Occasional puppy distractions got me off track a couple of times while preparing these cookies.

Yes, the recipe did, after all, say to grease the pans. 

Yes, save some of the dough from the base to sprinkle over the top.  I ended up making another base to spray over the top, as the base was already baking in the oven in nongreased pans when I made that discovery.

Yes, nuts do go in the base.  Oh well, I'll just make sure nuts go in the cookies somewhere.  It all tastes the same, no matter how it looks, right?

No, the caramel syrup drizzled over the top of the final product must wait until AFTER the final product with its cream cheese, toffee bits, nuts, etc. goes to the oven for a second baking session. 

I think I screwed up at that stage about the time I discovered Liam racing to his hovel underneath a bench in the corner of the living room.  

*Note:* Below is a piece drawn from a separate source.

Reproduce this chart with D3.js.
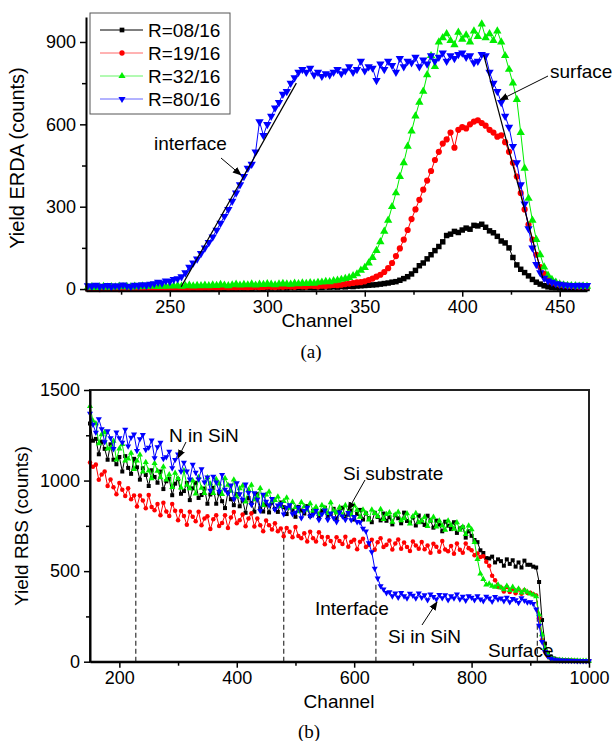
<!DOCTYPE html>
<html>
<head>
<meta charset="utf-8">
<script src="https://cdn.jsdelivr.net/npm/d3@7"></script>
<style>
body { margin: 0; background: #fff; }
svg text { font-family: Arial, "Liberation Sans", sans-serif; fill: #000; }
</style>
</head>
<body>
<svg id="fig" width="614" height="741"></svg>
<script>
// ---------- ERDA (panel a): channels 208..464, step 2 ----------
var erdaChannels = d3.range(208, 465, 2);
var erda08 = [
  1,0,2,1,0,1,2,0,1,0,
  1,2,0,1,2,1,0,2,1,2,
  1,2,3,1,2,2,3,1,2,3,
  2,3,2,4,3,2,4,3,3,4,
  3,4,3,5,4,3,5,4,5,4,
  5,4,6,5,6,5,7,6,5,7,
  6,8,7,8,7,9,8,10,9,11,
  12,13,14,15,16,18,20,22,25,27,
  32,38,45,55,68,85,95,110,125,140,
  155,172,195,200,210,206,215,222,218,232,
  230,236,225,212,205,192,175,168,150,115,
  88,72,60,48,35,25,18,12,8,6,
  5,4,3,3,2,2,3,2,2];
var erda19 = [
  2,1,3,0,2,1,3,2,0,2,
  1,3,2,1,4,2,3,1,2,3,
  2,4,3,5,2,4,3,5,4,3,
  5,4,6,3,5,7,4,6,5,7,
  6,5,7,8,6,7,9,8,7,9,
  8,10,9,8,11,10,9,12,11,10,
  12,11,13,15,14,16,18,20,22,24,
  25,28,33,38,45,52,62,76,95,120,
  148,180,215,255,290,325,362,395,430,470,
  500,530,545,570,515,580,590,585,600,610,
  615,605,595,580,570,555,560,535,500,460,
  410,350,290,235,180,125,80,55,35,25,
  20,16,14,12,11,10,9,10,9];
var erda32 = [
  6,8,5,7,9,6,8,7,10,8,
  9,7,10,8,11,9,12,10,9,11,
  10,12,11,13,10,12,14,11,13,12,
  14,12,15,13,16,14,12,15,17,14,
  16,15,18,14,17,16,19,17,15,18,
  20,18,17,21,19,22,20,23,21,24,
  25,27,26,30,32,35,38,42,48,55,
  68,78,95,115,140,172,210,250,300,350,
  410,460,520,575,630,680,720,780,850,810,
  900,915,930,905,890,935,910,925,900,940,
  920,965,915,930,905,940,900,850,800,750,
  690,570,440,330,250,180,125,80,50,35,
  25,18,15,13,12,12,10,11,10];
var erda80 = [
  12,10,14,9,11,13,8,12,10,15,
  11,9,14,12,16,13,18,20,25,22,
  30,28,35,38,45,60,80,95,110,130,
  150,170,190,215,240,265,290,320,350,380,
  410,440,455,500,610,560,600,630,660,680,
  710,720,750,770,790,800,790,805,780,790,
  775,785,780,790,800,785,795,810,790,800,
  830,795,810,805,760,820,800,830,815,790,
  840,810,830,825,845,810,835,820,850,830,
  845,860,830,850,840,855,860,845,850,825,
  830,855,850,790,750,720,680,630,590,520,
  460,380,310,220,150,90,60,40,30,25,
  20,18,15,14,13,12,14,12,13];
var erdaXTicks = [250, 300, 350, 400, 450];
var erdaXMinor = [225, 275, 325, 375, 425];
var erdaYTicks = [0, 300, 600, 900];
var erdaYMinor = [150, 450, 750];
var interfaceFit = [[255.8, 8], [314.9, 750]];
var surfaceFit = [[411.0, 853], [441.3, 40]];

// ---------- RBS (panel b): channels 150..1000, step 5 ----------
var rbsChannels = d3.range(150, 1001, 5);
var rbs08 = [
  1315,1220,1230,1145,1215,1175,1115,1200,1115,1090,
  1130,1050,1135,1070,1037,1120,1073,1005,1068,1031,
  970,1057,1020,988,1050,953,996,1010,919,983,
  1007,927,942,987,892,957,988,904,920,956,
  872,923,960,872,929,886,848,935,897,864,
  926,858,890,822,904,876,828,925,847,829,
  868,824,879,844,827,879,853,815,855,835,
  800,855,835,818,859,804,833,844,792,833,
  850,804,815,844,789,830,850,801,812,835,
  785,816,838,785,819,793,770,822,799,780,
  818,778,798,758,808,792,764,823,777,767,
  796,752,807,772,755,806,779,740,779,757,
  720,773,751,732,770,711,736,742,685,720,
  695,672,660,615,600,572,570,580,548,565,
  555,530,565,540,560,525,548,520,558,535,
  535,525,520,440,230,100,50,28,18,12,
  10,8,8,6,6,5,5,4,4,4,
  4];
var rbs19 = [
  1100,1076,1088,1004,1033,1050,970,1006,963,925,
  987,949,915,958,897,917,857,917,890,847,
  920,854,836,870,808,878,829,804,871,834,
  781,832,804,756,828,800,776,828,753,790,
  803,732,786,809,749,766,808,738,796,826,
  764,781,813,748,790,819,747,790,753,720,
  779,753,730,764,720,736,692,738,718,687,
  743,694,682,709,664,718,682,664,715,688,
  649,688,667,632,687,667,650,690,634,662,
  673,621,662,679,633,644,673,618,660,681,
  633,645,669,620,652,675,623,658,633,611,
  664,642,623,661,621,641,601,651,635,607,
  666,620,610,639,596,652,618,601,653,627,
  615,588,598,578,582,552,530,475,450,412,
  410,388,412,385,402,378,398,375,395,380,
  380,372,365,240,120,55,30,18,12,9,
  8,7,6,6,5,5,4,4,4,4,
  4];
var rbs32 = [
  1410,1330,1315,1205,1255,1267,1175,1180,1218,1115,
  1175,1200,1110,1121,1152,1063,1110,1142,1049,1101,
  1054,1012,1095,1053,1017,1076,1005,1034,963,1042,
  1011,961,1056,976,956,1001,927,1018,959,930,
  1017,983,930,1007,983,925,1013,975,942,1005,
  910,956,972,883,949,975,896,912,958,864,
  922,938,885,892,911,858,886,905,849,881,
  853,829,880,857,837,874,834,854,814,864,
  848,820,879,833,823,852,808,863,828,811,
  863,837,799,839,819,784,839,819,802,842,
  786,814,824,771,811,827,780,790,818,762,
  802,820,769,778,799,748,778,799,745,778,
  751,727,778,754,733,769,727,745,703,751,
  730,660,565,485,455,425,430,418,412,425,
  410,398,418,395,412,390,402,380,395,385,
  375,370,360,260,150,75,40,22,15,10,
  9,8,7,6,6,5,5,4,4,4,
  4];
var rbs80 = [
  1370,1310,1265,1340,1285,1213,1273,1235,1175,1267,
  1235,1210,1282,1190,1238,1255,1165,1230,1253,1170,
  1182,1223,1124,1185,1210,1120,1130,1160,1070,1115,
  1145,1050,1100,1051,1007,1088,1045,1007,1064,991,
  1018,945,1023,991,939,1032,951,930,974,898,
  987,926,895,979,933,867,931,895,834,923,
  885,864,900,840,864,870,814,851,865,816,
  824,851,794,833,851,801,811,833,783,814,
  836,784,819,794,772,825,803,784,822,782,
  800,772,770,735,720,655,605,515,460,418,
  400,380,385,362,378,355,380,362,350,376,
  365,350,378,355,368,340,372,358,345,370,
  352,368,340,362,350,372,345,360,338,362,
  355,340,362,345,335,360,350,332,358,345,
  350,335,355,330,348,340,325,352,338,328,
  330,320,290,200,110,55,30,18,12,9,
  8,7,6,6,5,5,4,4,4,4,
  4];
var rbsXTicks = [200, 400, 600, 800, 1000];
var rbsXMinor = [300, 500, 700, 900];
var rbsYTicks = [0, 500, 1000, 1500];
var rbsYMinor = [250, 750, 1250];
// dashed markers: [channel, top yield]
var rbsDashes = [[228, 820], [480, 718], [637, 430], [912, 340]];

var seriesNames = ["R=08/16", "R=19/16", "R=32/16", "R=80/16"];
var seriesColors = ["#000000", "#ff0000", "#00ee00", "#0000ff"];
var seriesShapes = ["square", "circle", "up", "down"];

var svg = d3.select("#fig");

function marker(sel, shape, size) {
  var type = shape === "square" ? d3.symbolSquare : shape === "circle" ? d3.symbolCircle : d3.symbolTriangle;
  sel.attr("d", d3.symbol().type(type).size(size));
  if (shape === "down") sel.attr("transform", function() { return d3.select(this).attr("transform") + " rotate(180)"; });
}

function drawSeries(g, x, y, chs, vals, i, msize, lw) {
  var pts = chs.map(function(c, k) { return [c, vals[k]]; }).filter(function(p) { return p[1] !== undefined; });
  g.append("path")
    .datum(pts)
    .attr("fill", "none")
    .attr("stroke", seriesColors[i])
    .attr("stroke-width", lw)
    .attr("d", d3.line().x(function(d) { return x(d[0]); }).y(function(d) { return y(d[1]); }));
  g.selectAll(null).data(pts).enter().append("path")
    .attr("fill", seriesColors[i])
    .attr("transform", function(d) { return "translate(" + x(d[0]) + "," + y(d[1]) + ")"; })
    .each(function() { marker(d3.select(this), seriesShapes[i], msize); });
}

function styleAxis(g, fs) {
  g.select(".domain").attr("stroke", "#000").attr("stroke-width", 2);
  g.selectAll(".tick line").attr("stroke", "#000").attr("stroke-width", 1.5);
  g.selectAll(".tick text").style("font-size", fs + "px").attr("fill", "#000");
}

function minorTicks(g) {
  g.select(".domain").remove();
  g.selectAll("line").attr("stroke", "#000").attr("stroke-width", 1.5);
}

function arrow(g, x1, y1, x2, y2) {
  g.append("line").attr("x1", x1).attr("y1", y1).attr("x2", x2).attr("y2", y2)
    .attr("stroke", "#000").attr("stroke-width", 1).attr("marker-end", "url(#ah)");
}

svg.append("defs").append("marker")
  .attr("id", "ah").attr("viewBox", "0 0 10 10").attr("refX", 9).attr("refY", 5)
  .attr("markerWidth", 9).attr("markerHeight", 9).attr("orient", "auto")
  .attr("markerUnits", "userSpaceOnUse")
  .append("path").attr("d", "M0,1 L10,5 L0,9 Z").attr("fill", "#000");

var fmt = d3.format("d");

// ================= panel (a) =================
var xa = d3.scaleLinear().domain([207, 464]).range([86, 587]);
var ya = d3.scaleLinear().domain([-6, 991]).range([290.7, 17]);
var ga = svg.append("g");

[erda08, erda19, erda32, erda80].forEach(function(v, i) { drawSeries(ga, xa, ya, erdaChannels, v, i, 30, 1); });

[interfaceFit, surfaceFit].forEach(function(f) {
  ga.append("line")
    .attr("x1", xa(f[0][0])).attr("y1", ya(f[0][1]))
    .attr("x2", xa(f[1][0])).attr("y2", ya(f[1][1]))
    .attr("stroke", "#000").attr("stroke-width", 1.2);
});

var axA = ga.append("g").attr("transform", "translate(0," + ya.range()[0] + ")")
  .call(d3.axisBottom(xa).tickValues(erdaXTicks).tickFormat(fmt).tickSize(6).tickSizeOuter(0).tickPadding(4));
styleAxis(axA, 18);
ga.append("g").attr("transform", "translate(0," + ya.range()[0] + ")")
  .call(d3.axisBottom(xa).tickValues(erdaXMinor).tickSize(4).tickFormat(""))
  .call(minorTicks);
var ayA = ga.append("g").attr("transform", "translate(86,0)")
  .call(d3.axisLeft(ya).tickValues(erdaYTicks).tickFormat(fmt).tickSize(6).tickSizeOuter(0).tickPadding(4));
styleAxis(ayA, 18);
ga.append("g").attr("transform", "translate(86,0)")
  .call(d3.axisLeft(ya).tickValues(erdaYMinor).tickSize(4).tickFormat(""))
  .call(minorTicks);

ga.append("text").attr("transform", "translate(24,158) rotate(-90)").attr("text-anchor", "middle")
  .style("font-size", "20px").text("Yield ERDA (counts)");
ga.append("text").attr("x", 317).attr("y", 327).attr("text-anchor", "middle")
  .style("font-size", "19px").text("Channel");
ga.append("text").attr("x", 311).attr("y", 358).attr("text-anchor", "middle")
  .style("font-family", "'Liberation Serif','Times New Roman',serif").style("font-size", "19px").text("(a)");

ga.append("text").attr("x", 154).attr("y", 150).style("font-size", "19px").text("interface");
arrow(ga, 221, 158, 241, 175);
ga.append("text").attr("x", 550).attr("y", 78).style("font-size", "19px").text("surface");
arrow(ga, 548, 76, 500, 100);

// legend
var lg = ga.append("g");
lg.append("rect").attr("x", 90).attr("y", 13).attr("width", 140).attr("height", 101)
  .attr("fill", "#fff").attr("stroke", "#555").attr("stroke-width", 1);
seriesNames.forEach(function(n, i) {
  var yy = 30 + i * 23;
  lg.append("line").attr("x1", 100).attr("x2", 143).attr("y1", yy).attr("y2", yy)
    .attr("stroke", seriesColors[i]).attr("stroke-width", 1).attr("stroke-opacity", i === 0 ? 1 : 0.6);
  lg.append("path").attr("fill", seriesColors[i]).attr("transform", "translate(122," + yy + ")")
    .each(function() { marker(d3.select(this), seriesShapes[i], 22); });
  lg.append("text").attr("x", 148).attr("y", yy + 7).style("font-size", "19px").text(n);
});

// ================= panel (b) =================
var xb = d3.scaleLinear().domain([150, 1000]).range([90, 589]);
var yb = d3.scaleLinear().domain([0, 1500]).range([661.7, 390]);
var gb = svg.append("g");

rbsDashes.forEach(function(d) {
  gb.append("line").attr("x1", xb(d[0])).attr("x2", xb(d[0]))
    .attr("y1", yb(0)).attr("y2", yb(d[1]))
    .attr("stroke", "#333").attr("stroke-width", 1.2).attr("stroke-dasharray", "5,3");
});

[rbs08, rbs19, rbs32, rbs80].forEach(function(v, i) { drawSeries(gb, xb, yb, rbsChannels, v, i, 16, 1); });

gb.append("rect").attr("x", 90).attr("y", 390).attr("width", 499).attr("height", 271.7)
  .attr("fill", "none").attr("stroke", "#222").attr("stroke-width", 2);

var axB = gb.append("g").attr("transform", "translate(0,661.7)")
  .call(d3.axisBottom(xb).tickValues(rbsXTicks).tickFormat(fmt).tickSize(6).tickSizeOuter(0).tickPadding(4));
styleAxis(axB, 18);
gb.append("g").attr("transform", "translate(0,661.7)")
  .call(d3.axisBottom(xb).tickValues(rbsXMinor).tickSize(4).tickFormat(""))
  .call(minorTicks);
var ayB = gb.append("g").attr("transform", "translate(90,0)")
  .call(d3.axisLeft(yb).tickValues(rbsYTicks).tickFormat(fmt).tickSize(6).tickSizeOuter(0).tickPadding(4));
styleAxis(ayB, 18);
gb.append("g").attr("transform", "translate(90,0)")
  .call(d3.axisLeft(yb).tickValues(rbsYMinor).tickSize(4).tickFormat(""))
  .call(minorTicks);

gb.append("text").attr("transform", "translate(28,526) rotate(-90)").attr("text-anchor", "middle")
  .style("font-size", "19px").text("Yield RBS (counts)");
gb.append("text").attr("x", 339).attr("y", 708).attr("text-anchor", "middle")
  .style("font-size", "19px").text("Channel");
gb.append("text").attr("x", 309).attr("y", 738).attr("text-anchor", "middle")
  .style("font-family", "'Liberation Serif','Times New Roman',serif").style("font-size", "19px").text("(b)");

gb.append("text").attr("x", 169).attr("y", 442).style("font-size", "19px").text("N in SiN");
arrow(gb, 186, 442, 178, 458);
gb.append("text").attr("x", 343).attr("y", 480).style("font-size", "19px").text("Si substrate");
arrow(gb, 365, 480, 348, 510);
gb.append("text").attr("x", 315).attr("y", 615).style("font-size", "19px").text("Interface");
gb.append("text").attr("x", 388).attr("y", 643).style("font-size", "19px").text("Si in SiN");
arrow(gb, 422, 625, 437, 602);
gb.append("text").attr("x", 488).attr("y", 657).style("font-size", "19px").text("Surface");
</script>
</body>
</html>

I wondered what it was that prompted him on this particular escape run.  Then, I turned around to see something drizzled on the carpet AND it wasn't that caramel syrup.  

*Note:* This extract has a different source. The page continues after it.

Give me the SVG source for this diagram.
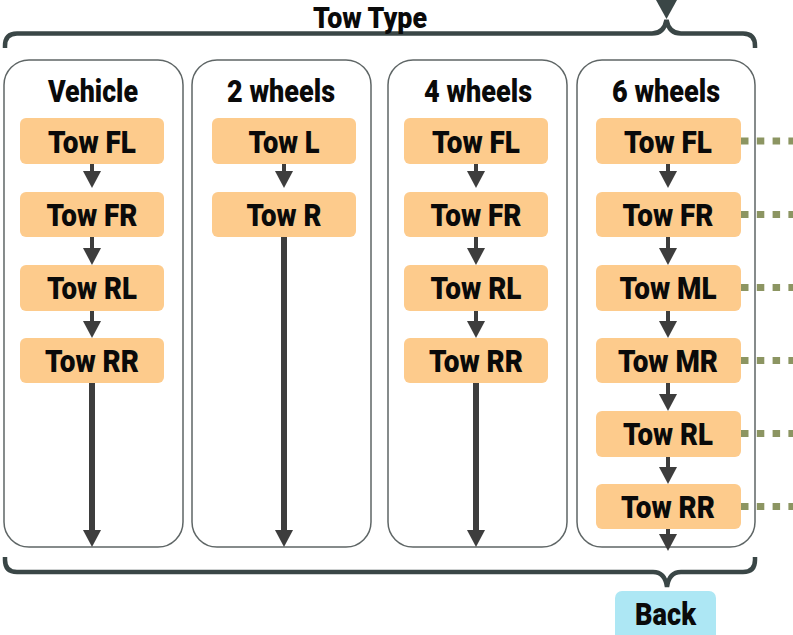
<svg xmlns="http://www.w3.org/2000/svg" width="793" height="635" viewBox="0 0 793 635">
<style>
.col{fill:#ffffff;stroke:#5f6666;stroke-width:1.5}
.node{fill:#fdcb8c}
.back{fill:#ade7f4}
.t{font-family:Roboto,"Liberation Sans",sans-serif;font-weight:900;font-size:31px;fill:#0a0a0a;text-anchor:middle}
.brace{fill:none;stroke:#3a4646;stroke-width:4.5;stroke-linecap:butt}
.arr{stroke:#3d3d3d;stroke-width:4;fill:none}
.arrl{stroke:#3d3d3d;stroke-width:6;fill:none}
.dot{stroke:#8c9562;stroke-width:7;stroke-dasharray:7.5 8.3;fill:none}
</style>
<defs>
<marker id="ah" viewBox="0 0 17 18" refX="0" refY="9" markerWidth="17" markerHeight="18" markerUnits="userSpaceOnUse" orient="auto">
<path d="M0,0 L17,9 L0,18 Z" fill="#3d3d3d"/>
</marker>
</defs>
<rect width="793" height="635" fill="#ffffff"/>

<g id="brace-top">
<path class="brace" d="M5,48 L5,46 Q5,33.5 17,33.5 L652,33.5 Q664,33.5 666.5,20 Q669,33.5 681,33.5 L743,33.5 Q755,33.5 755,46 L755,48"/>
<polygon points="656,0 677,0 666.5,19" fill="#3a4646"/>
<text class="t" x="370" y="28" style="font-size:29px" textLength="114" lengthAdjust="spacingAndGlyphs">Tow Type</text>
</g>

<g id="col-vehicle">
<rect class="col" x="4" y="60" width="179" height="487" rx="25"/>
<text class="t" x="93" y="102" textLength="90" lengthAdjust="spacingAndGlyphs">Vehicle</text>
</g>
<g id="col-2wheels">
<rect class="col" x="192" y="60" width="179" height="487" rx="25"/>
<text class="t" x="281" y="102" textLength="108" lengthAdjust="spacingAndGlyphs">2 wheels</text>
</g>
<g id="col-4wheels">
<rect class="col" x="388" y="60" width="179" height="487" rx="25"/>
<text class="t" x="478" y="102" textLength="108" lengthAdjust="spacingAndGlyphs">4 wheels</text>
</g>
<g id="col-6wheels">
<rect class="col" x="577" y="60" width="178" height="487" rx="25"/>
<text class="t" x="666" y="102" textLength="108" lengthAdjust="spacingAndGlyphs">6 wheels</text>
</g>

<g id="connectors">
<line class="arr" x1="92" y1="163" x2="92" y2="171" marker-end="url(#ah)"/>
<line class="arr" x1="92" y1="237" x2="92" y2="248" marker-end="url(#ah)"/>
<line class="arr" x1="92" y1="310" x2="92" y2="321" marker-end="url(#ah)"/>
<line class="arrl" x1="92" y1="383" x2="92" y2="530" marker-end="url(#ah)"/>

<line class="arr" x1="284" y1="163" x2="284" y2="171" marker-end="url(#ah)"/>
<line class="arrl" x1="284" y1="237" x2="284" y2="530" marker-end="url(#ah)"/>

<line class="arr" x1="476" y1="163" x2="476" y2="171" marker-end="url(#ah)"/>
<line class="arr" x1="476" y1="237" x2="476" y2="248" marker-end="url(#ah)"/>
<line class="arr" x1="476" y1="310" x2="476" y2="321" marker-end="url(#ah)"/>
<line class="arrl" x1="476" y1="383" x2="476" y2="530" marker-end="url(#ah)"/>

<line class="arr" x1="668" y1="163" x2="668" y2="171" marker-end="url(#ah)"/>
<line class="arr" x1="668" y1="237" x2="668" y2="248" marker-end="url(#ah)"/>
<line class="arr" x1="668" y1="310" x2="668" y2="321" marker-end="url(#ah)"/>
<line class="arr" x1="668" y1="383" x2="668" y2="394" marker-end="url(#ah)"/>
<line class="arr" x1="668" y1="456" x2="668" y2="467" marker-end="url(#ah)"/>
<line class="arr" x1="668" y1="529" x2="668" y2="534" marker-end="url(#ah)"/>

<line class="dot" x1="741" y1="141" x2="793" y2="141"/>
<line class="dot" x1="741" y1="214.5" x2="793" y2="214.5"/>
<line class="dot" x1="741" y1="287.5" x2="793" y2="287.5"/>
<line class="dot" x1="741" y1="360.5" x2="793" y2="360.5"/>
<line class="dot" x1="741" y1="433.5" x2="793" y2="433.5"/>
<line class="dot" x1="741" y1="506.5" x2="793" y2="506.5"/>
</g>

<g id="v-fl"><rect class="node" x="20" y="118" width="144" height="46" rx="6"/><text class="t" x="92" y="152.5" textLength="88" lengthAdjust="spacingAndGlyphs">Tow FL</text></g>
<g id="v-fr"><rect class="node" x="20" y="192" width="144" height="45" rx="6"/><text class="t" x="92" y="226" textLength="91" lengthAdjust="spacingAndGlyphs">Tow FR</text></g>
<g id="v-rl"><rect class="node" x="20" y="265" width="144" height="46" rx="6"/><text class="t" x="92" y="299" textLength="90" lengthAdjust="spacingAndGlyphs">Tow RL</text></g>
<g id="v-rr"><rect class="node" x="20" y="338" width="144" height="45" rx="6"/><text class="t" x="92" y="372" textLength="94" lengthAdjust="spacingAndGlyphs">Tow RR</text></g>

<g id="w2-l"><rect class="node" x="212" y="118" width="144" height="46" rx="6"/><text class="t" x="284" y="152.5" textLength="71" lengthAdjust="spacingAndGlyphs">Tow L</text></g>
<g id="w2-r"><rect class="node" x="212" y="192" width="144" height="45" rx="6"/><text class="t" x="284" y="226" textLength="75" lengthAdjust="spacingAndGlyphs">Tow R</text></g>

<g id="w4-fl"><rect class="node" x="404" y="118" width="144" height="46" rx="6"/><text class="t" x="476" y="152.5" textLength="88" lengthAdjust="spacingAndGlyphs">Tow FL</text></g>
<g id="w4-fr"><rect class="node" x="404" y="192" width="144" height="45" rx="6"/><text class="t" x="476" y="226" textLength="91" lengthAdjust="spacingAndGlyphs">Tow FR</text></g>
<g id="w4-rl"><rect class="node" x="404" y="265" width="144" height="46" rx="6"/><text class="t" x="476" y="299" textLength="91" lengthAdjust="spacingAndGlyphs">Tow RL</text></g>
<g id="w4-rr"><rect class="node" x="404" y="338" width="144" height="45" rx="6"/><text class="t" x="476" y="372" textLength="94" lengthAdjust="spacingAndGlyphs">Tow RR</text></g>

<g id="w6-fl"><rect class="node" x="596" y="118" width="145" height="46" rx="6"/><text class="t" x="668" y="152.5" textLength="88" lengthAdjust="spacingAndGlyphs">Tow FL</text></g>
<g id="w6-fr"><rect class="node" x="596" y="192" width="145" height="45" rx="6"/><text class="t" x="668" y="226" textLength="91" lengthAdjust="spacingAndGlyphs">Tow FR</text></g>
<g id="w6-ml"><rect class="node" x="596" y="265" width="145" height="46" rx="6"/><text class="t" x="668" y="299" textLength="97" lengthAdjust="spacingAndGlyphs">Tow ML</text></g>
<g id="w6-mr"><rect class="node" x="596" y="338" width="145" height="45" rx="6"/><text class="t" x="668" y="372" textLength="100" lengthAdjust="spacingAndGlyphs">Tow MR</text></g>
<g id="w6-rl"><rect class="node" x="596" y="411" width="145" height="46" rx="6"/><text class="t" x="668" y="445" textLength="90" lengthAdjust="spacingAndGlyphs">Tow RL</text></g>
<g id="w6-rr"><rect class="node" x="596" y="484" width="145" height="45" rx="6"/><text class="t" x="668" y="518" textLength="94" lengthAdjust="spacingAndGlyphs">Tow RR</text></g>

<g id="brace-bottom">
<path class="brace" d="M5,557 L5,560 Q5,572 17,572 L653,572 Q665,572 667,587 Q669,572 681,572 L743,572 Q755,572 755,560 L755,557"/>
</g>

<g id="back"><rect class="back" x="615" y="591" width="101" height="50" rx="7"/><text class="t" x="665.5" y="625" textLength="61" lengthAdjust="spacingAndGlyphs">Back</text></g>
</svg>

Bad Liam for drizzling No. 1 on the carpet.  

Good Liam for knowing it was the wrong thing to do.  I think we're making significant progress with this young man.

Back to the cookies.  Okay, they're in there baking with that caramel all over the top, and I hope the bottom aka base layer does not stick to the pan because of no grease.  

All turned out just fine, and regardless of several missteps in the baking process, the cookie gods must have been watching over me while I was sidetracked on Liam drizzle. 

They are delicious, as always, and I'll provide the recipe below the photo.  

BUT WAIT! There's a bonus for readers in this morning's cookie discussion, and you don't even need to grab a Border Collie pup to make it work. 

The other day when I was baking the annual batch of Snickerdoodles, always requested by Annie, I tried a variation.  

To keep this all legal and to honor copyright privilege for at least part of the idea, I'll give credit to Starbucks, where I have been enjoying their Toffeedoodles or caramel doodles or ToffeeSnickers.  

I can't really remember what they call them, but I always remember that they sure are tasty (especially warmed up) with a cup of Starbucks drip coffee. 

I love the combination so much that I decided to try them in my own kitchen and, of course, add the "Marianne" touch.  

Turned out mouth-watering and then some.  

So, here's what ya do.  Take your basic Snickerdoodle recipe, throw in a little sour cream when you blend the eggs, butter, sugar and vanilla.  Add a little cinnamon to the dry ingredients. 

AND THEN, mix in a package of butterscotch chips AND a handful or two of English toffee bits.  Roll into balls and smother with the usual coating of sugar and cinnamon. 

Guaranteed you'll sample more than one when they come out of the oven.  

Definite YUM, YUM and more YUM.

So there ya go.  And do check below for Cherry's praline bar recipe. 

I don't know if I'll bake cookies today, but I do know for sure that I'll be watching "Tuesday Night Live" on CNN when the script for this week's "Saturday Night Live" gets created.  

Should be entertaining as always, both tonight and Saturday when the Hollywood actors portray the Washington Wannabe actors.

Happy Tuesday.   
    



  • Praline Crumb Caramel Cheesecake Bars
Cookie Base and Topping
1 pouch (1lb 1.5oz) Sugar cookie mix (Betty Crocker)
1/2 C cold butter
1/2 C chopped pecans
1/2 C toffe bits

Filling
2 pkgs cream cheese, softened (8 oz ea)
1/2 C sugar
2 TBS all purpose flour
1/2 C caramel topping
1 tsp vanilla
1 egg

Heat oven to 350. Spray bottom and sides of 9x13 pan with cooking spray. Place cookie mix in bowl; cut in butter using pastry blender or fork until mixture is crumbly. Reserve 1 1/2 C mixture for topping. Press remaining mixture in bottom of pan. Bake 10 minutes.

Meanwhile, in a large bowl, beat cream cheese, sugar. flour, 1/4 C of the caramel topping, vanilla and egg with electric mixer on medium speed until smooth.

Spread cream cheese mixture evenly over partially baked cookie base. Sprinkle with reserved crumb topping, pecans and toffee bits.


Bake 35 to 40 minutes or until light golden brown. Cool 30 minutes. Refrigerate about 2 hours or until chilled. Drizzle with remaining 1/4 C caramel topping.